To appropriate the late Italian philosopher Augusto del Noce’s analysis of modernity and Marxism, the revolutionary messianism of identity politics may reflect an attempt to create meaning out of a metaphysics of emptiness. That being the case, wokeism, like the political and economic Marxism that preceded it, is better understood as a kind of emotive flailing-about for transcendence in a liberal, materialist world deprived of any sense of tradition, morality, or givenness. As such, it will be co-opted and neutralized by larger, more powerful socio-economic forces. Perhaps the fact that bourgeois white women and global capitalists are two of identity politics’ loudest champions suggest this process is already underway.
Witnessing the dangerous rise of a blinkered, unquestioning tolerance in Western culture, Pope Benedict XVI fifteen years ago condemned a destructive decadence he interpreted as codifying “anything goes” as the zeitgeist of the twentieth-century. His fears of moral relativism have in some senses been realized; the West is certainly more tolerant of sexual practices only recently considered aberrant. Yet identity politics has established new excessively elaborate codes of living and speaking that are anything but “tolerant” and “inclusive.”

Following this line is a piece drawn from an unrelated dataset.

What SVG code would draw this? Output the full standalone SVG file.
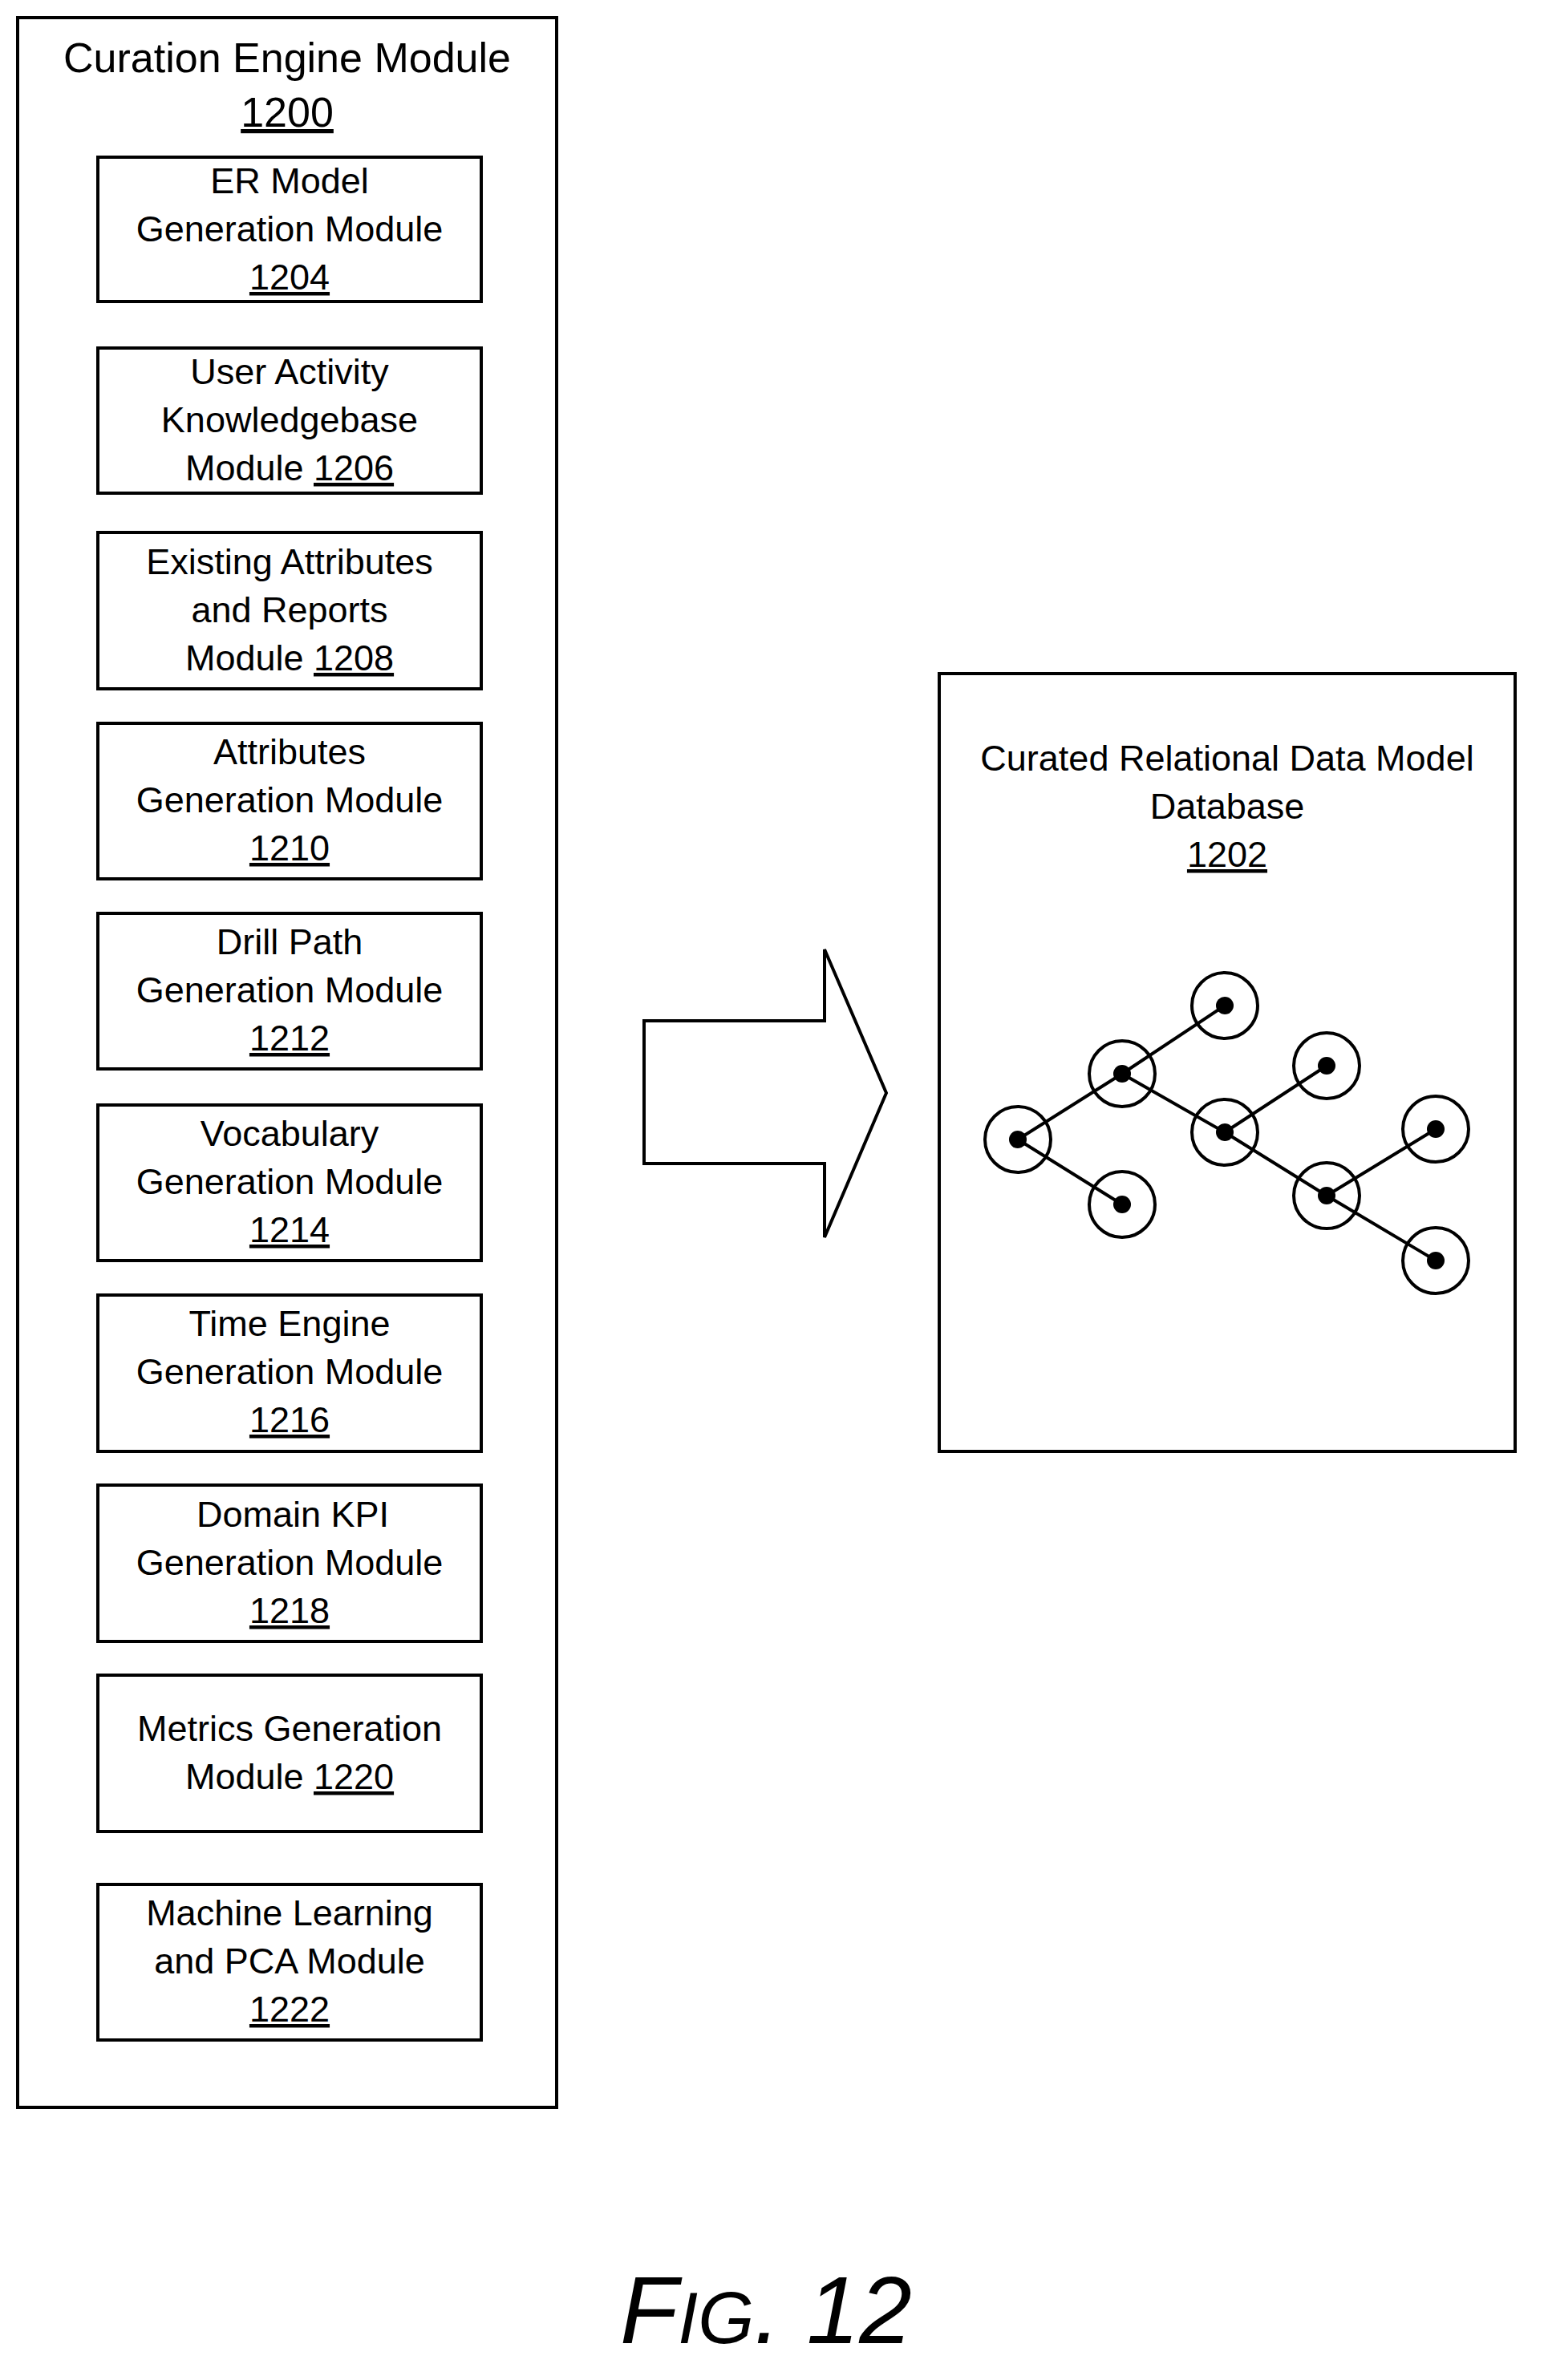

Regardless of the accuracy of his predictions, the pope emeritus’s solution is the same: authentic faith in the source of truth and love. Five days before departing the Vatican, Benedict XVI said: “To believe is none other than, in the obscurity of the world, to touch the hand of God and thus, in silence, to hear the Word, to see Love.” True knowledge of and communion with the living God thus remains the best means of overcoming dictatorships, whatever their forms.